Most buildings made out of shipping containers are created to offer affordable housing using prefabricated or recycling methods. A new house built out of 31 new shipping containers, however, aims to serve as a new style of durable, long-lasting high-end luxury home.
Completed last July, the stunning home located in the Brisbane suburb of Graceville was designed and built by Australian architect Todd Miller of Zeigler Build using 31 shipping containers. That made it the largest residence of its kind in Australia.
According to the architect, the three-story structure required the use of new containers to guarantee the quality of the product. Unused containers have no racking and their form is perfectly preserved.

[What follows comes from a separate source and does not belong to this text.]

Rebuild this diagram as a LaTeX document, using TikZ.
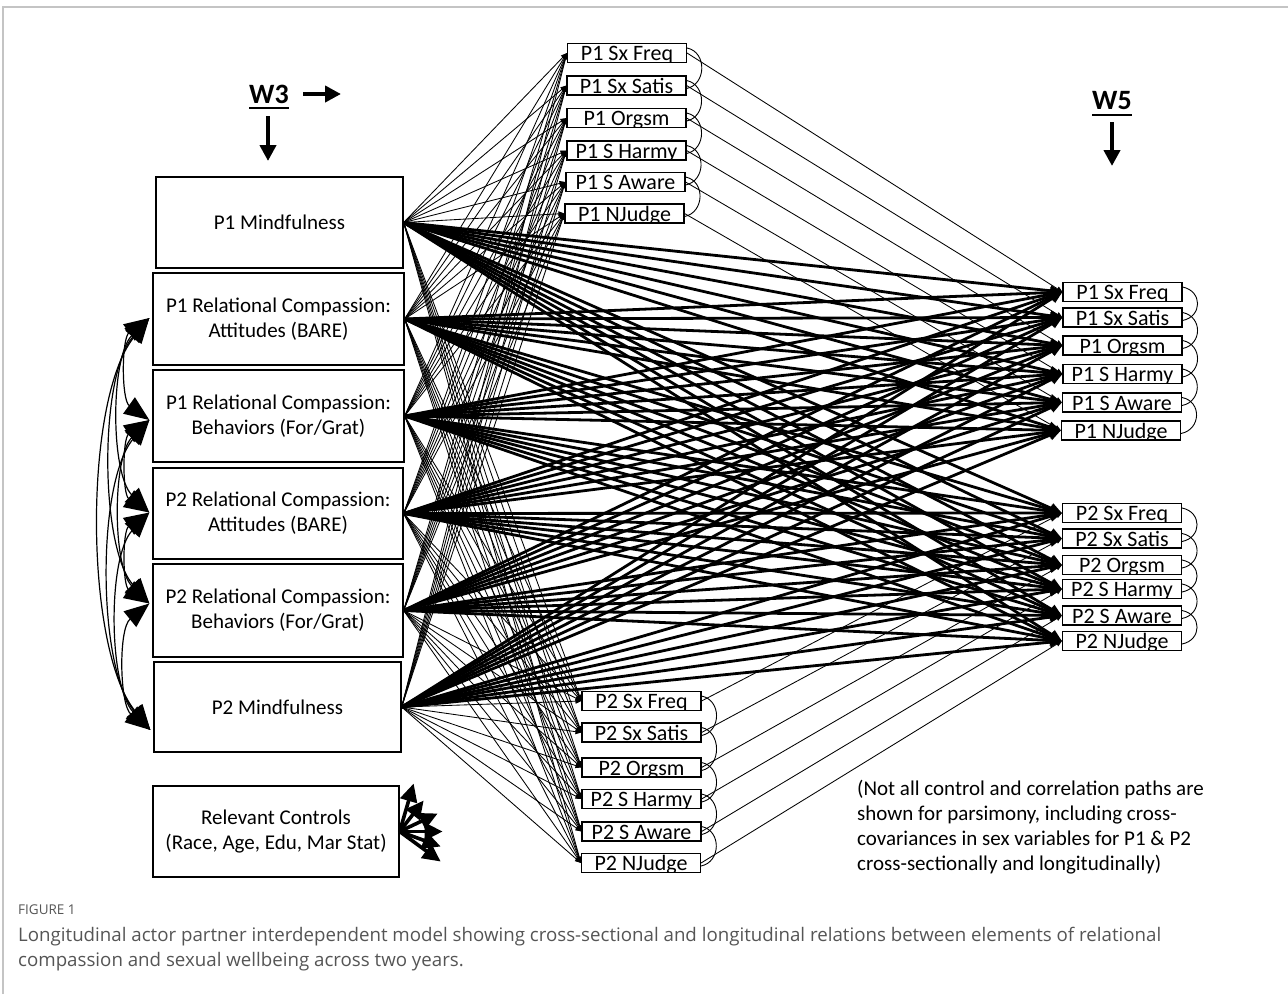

“When it comes to recycled containers, if I was doing a single storey home and it was a beach shack, I would probably use recycled containers, but for a three-storey structure, I really needed the brand new containers,” he explained.
Built on a 706 square metre lot, the project features clean lines, open spaces and quality finishes throughout its three levels, and boasts a total floor area of 520 square metres. The construction took less than six months to be completed thanks to the use of containers, which only needed to be transported and craned into place.
The interior layout is based on the measurements of the shipping containers; each is six metres long by 2.4 metres wide. The ground floor includes a garage for two cars, a gym, a workshop, a studio/home office, and a rumpus/pool room connected to a large decked area and a swimming pool. The next floor up features the social areas, including a living/dining room with an incorporated kitchen and a studio.
The house includes four bedrooms, of which three are on the first level. The master bedroom occupies the entire upper level and features a large walk-in wardrobe and a private ensuite bathroom with an exclusive tiled mural. Other features include a mezzanine reading room and a pull out queen wall bed in the rumpus room.
The rear facade is a combination of corrugated steel walls and street art, inspired by the idea of old stacked containers. Both inside and outside and inside the house, a mix of materials that includes glass, metal, wooden floors and steel structures helps to maximise natural light and to achieve an industrial yet warm and cosy ‘chic’ effect.
The transition between the interior and outdoors was a key focal point in the home’s design. As a result, outdoor spaces for relaxing and entertaining are incorporated throughout the different levels, maximising the advantages of the tropical Queensland climate and allowing inhabitants and guests to enjoy an uninterrupted visual connection with the river and its cooling breezes, as well as with the verdant surrounding landscape.
The house has a lifetime engineer guarantee, and the solid shipping containers used to create the sturdy steel structure make the house highly resilient to extreme weather conditions such as floods or cyclones.